## Exercise details:
Reproduce every line of the listing as written, apart from the pictures.

## Data shown:
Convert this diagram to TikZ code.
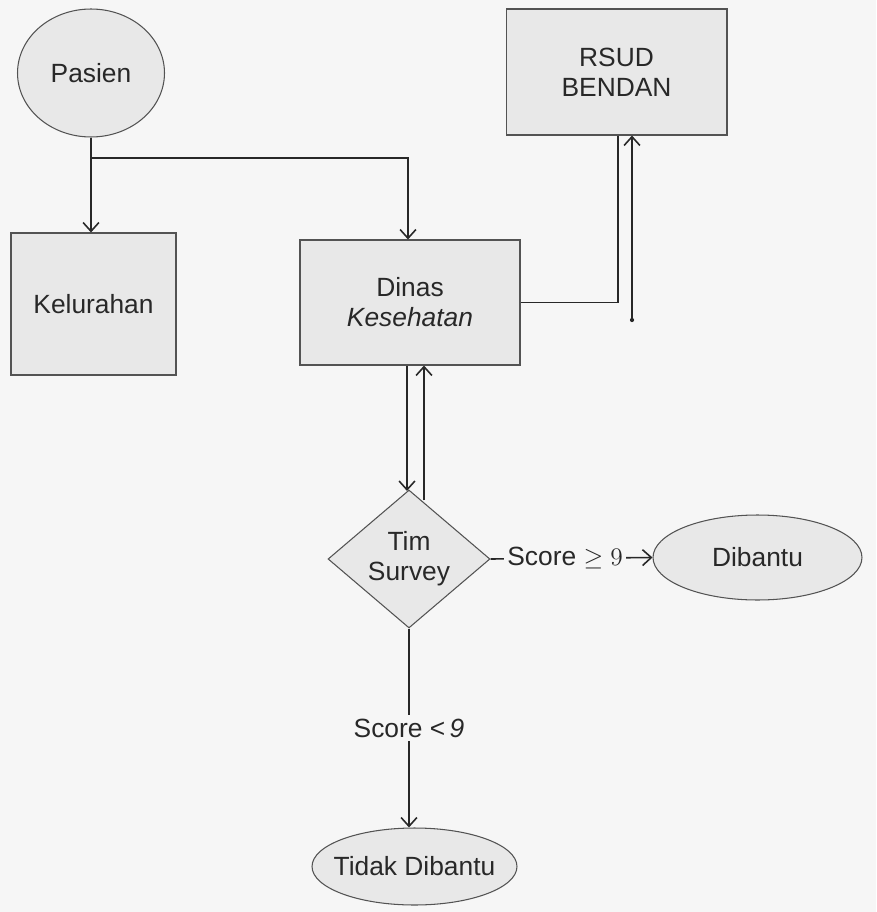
\documentclass[tikz,border=0pt]{standalone}
\usepackage[no-math]{fontspec}
\setmainfont{Liberation Sans}
\usetikzlibrary{shapes.geometric,arrows.meta,calc}
\definecolor{bgc}{RGB}{246,246,246}
\definecolor{shfill}{RGB}{232,232,232}
\definecolor{ink}{RGB}{40,40,40}
\begin{document}
\begin{tikzpicture}[x=0.02cm,y=-0.02cm,
  every node/.style={font=\fontsize{15}{17}\selectfont, text=ink, align=center, inner sep=0pt},
  shp/.style={draw=ink!80, line width=0.6pt, fill=shfill},
  boxnode/.style={shp, rectangle},
  ellnode/.style={shp, ellipse},
  dianode/.style={shp, diamond},
  conn/.style={draw=ink, line width=0.9pt},
  arr/.style={conn, -{Straight Barb[length=5pt,width=9pt,line width=0.9pt]}},
  lbl/.style={fill=bgc, inner sep=2pt}
]
\fill[bgc] (0,0) rectangle (876,912);
\useasboundingbox (0,0) rectangle (876,912);

\node[ellnode, minimum width=2.94cm, minimum height=2.56cm] (pasien) at (91,73) {\makebox[0pt]{Pasien}};
\node[boxnode, minimum width=3.3cm, minimum height=2.84cm] (kel) at (93.5,304) {Kelurahan};
\node[boxnode, minimum width=4.4cm, minimum height=2.5cm] (dinas) at (410,302.5) {Dinas\\\itshape Kesehatan};
\node[boxnode, minimum width=4.42cm, minimum height=2.52cm] (rsud) at (616.5,72) {RSUD\\BENDAN};
\node[dianode, minimum width=3.24cm, minimum height=2.76cm] (tim) at (409,559) {Tim\\Survey};
\node[ellnode, minimum width=4.18cm, minimum height=1.7cm] (dibantu) at (757.5,557.5) {\makebox[0pt]{Dibantu}};
\node[ellnode, minimum width=4.1cm, minimum height=1.54cm] (tidak) at (414.5,866.5) {\makebox[0pt]{Tidak Dibantu}};

\coordinate (j) at (91,158);
\coordinate (rs2) at (632,320);

% Pasien -> Kelurahan, Pasien -> Dinas
\draw[arr] (pasien.south) -- (pasien.south |- kel.north);
\draw[arr] (j) -| ($(dinas.north)+(-2,0)$);

% RSUD <-> Dinas
\draw[conn] ($(rsud.south)+(1.5,0)$) |- (dinas.east);
\draw[arr] (rs2) -- (rs2 |- rsud.south);
\fill[ink] (rs2) circle (1.2pt);

% Dinas <-> Tim Survey
\draw[arr] ($(dinas.south)+(-3,0)$) -- ($(tim.north)+(-2,1.5)$);
\draw[arr] ($(tim.north)+(15,11)$) -- ($(dinas.south)+(14,0)$);

% Tim Survey -> Dibantu / Tidak Dibantu
\draw[arr] (tim.east) -- node[lbl, pos=0.46] {Score \(\geq 9\)} (dibantu.west);
\draw[arr] (tim.south) -- node[lbl] {Score {<}\,\textit{9}} (tim.south |- tidak.north);
\end{tikzpicture}
\end{document}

## Final result:
Convert this diagram to TikZ code.
\documentclass[tikz,border=0pt]{standalone}
\usepackage[no-math]{fontspec}
\setmainfont{Liberation Sans}
\usetikzlibrary{shapes.geometric,arrows.meta,calc}
\definecolor{bgc}{RGB}{246,246,246}
\definecolor{shfill}{RGB}{232,232,232}
\definecolor{ink}{RGB}{40,40,40}
\begin{document}
\begin{tikzpicture}[x=0.02cm,y=-0.02cm,
  every node/.style={font=\fontsize{15}{17}\selectfont, text=ink, align=center, inner sep=0pt},
  shp/.style={draw=ink!80, line width=0.6pt, fill=shfill},
  boxnode/.style={shp, rectangle},
  ellnode/.style={shp, ellipse},
  dianode/.style={shp, diamond},
  conn/.style={draw=ink, line width=0.9pt},
  arr/.style={conn, -{Straight Barb[length=5pt,width=9pt,line width=0.9pt]}},
  lbl/.style={fill=bgc, inner sep=2pt}
]
\fill[bgc] (0,0) rectangle (876,912);
\useasboundingbox (0,0) rectangle (876,912);

\node[ellnode, minimum width=2.94cm, minimum height=2.56cm] (pasien) at (91,73) {\makebox[0pt]{Pasien}};
\node[boxnode, minimum width=3.3cm, minimum height=2.84cm] (kel) at (93.5,304) {Kelurahan};
\node[boxnode, minimum width=4.4cm, minimum height=2.5cm] (dinas) at (410,302.5) {Dinas\\\itshape Kesehatan};
\node[boxnode, minimum width=4.42cm, minimum height=2.52cm] (rsud) at (616.5,72) {RSUD\\BENDAN};
\node[dianode, minimum width=3.24cm, minimum height=2.76cm] (tim) at (409,559) {Tim\\Survey};
\node[ellnode, minimum width=4.18cm, minimum height=1.7cm] (dibantu) at (757.5,557.5) {\makebox[0pt]{Dibantu}};
\node[ellnode, minimum width=4.1cm, minimum height=1.54cm] (tidak) at (414.5,866.5) {\makebox[0pt]{Tidak Dibantu}};

\coordinate (j) at (91,158);
\coordinate (rs2) at (632,320);

% Pasien -> Kelurahan, Pasien -> Dinas
\draw[arr] (pasien.south) -- (pasien.south |- kel.north);
\draw[arr] (j) -| ($(dinas.north)+(-2,0)$);

% RSUD <-> Dinas
\draw[conn] ($(rsud.south)+(1.5,0)$) |- (dinas.east);
\draw[arr] (rs2) -- (rs2 |- rsud.south);
\fill[ink] (rs2) circle (1.2pt);

% Dinas <-> Tim Survey
\draw[arr] ($(dinas.south)+(-3,0)$) -- ($(tim.north)+(-2,1.5)$);
\draw[arr] ($(tim.north)+(15,11)$) -- ($(dinas.south)+(14,0)$);

% Tim Survey -> Dibantu / Tidak Dibantu
\draw[arr] (tim.east) -- node[lbl, pos=0.46] {Score \(\geq 9\)} (dibantu.west);
\draw[arr] (tim.south) -- node[lbl] {Score {<}\,\textit{9}} (tim.south |- tidak.north);
\end{tikzpicture}
\end{document}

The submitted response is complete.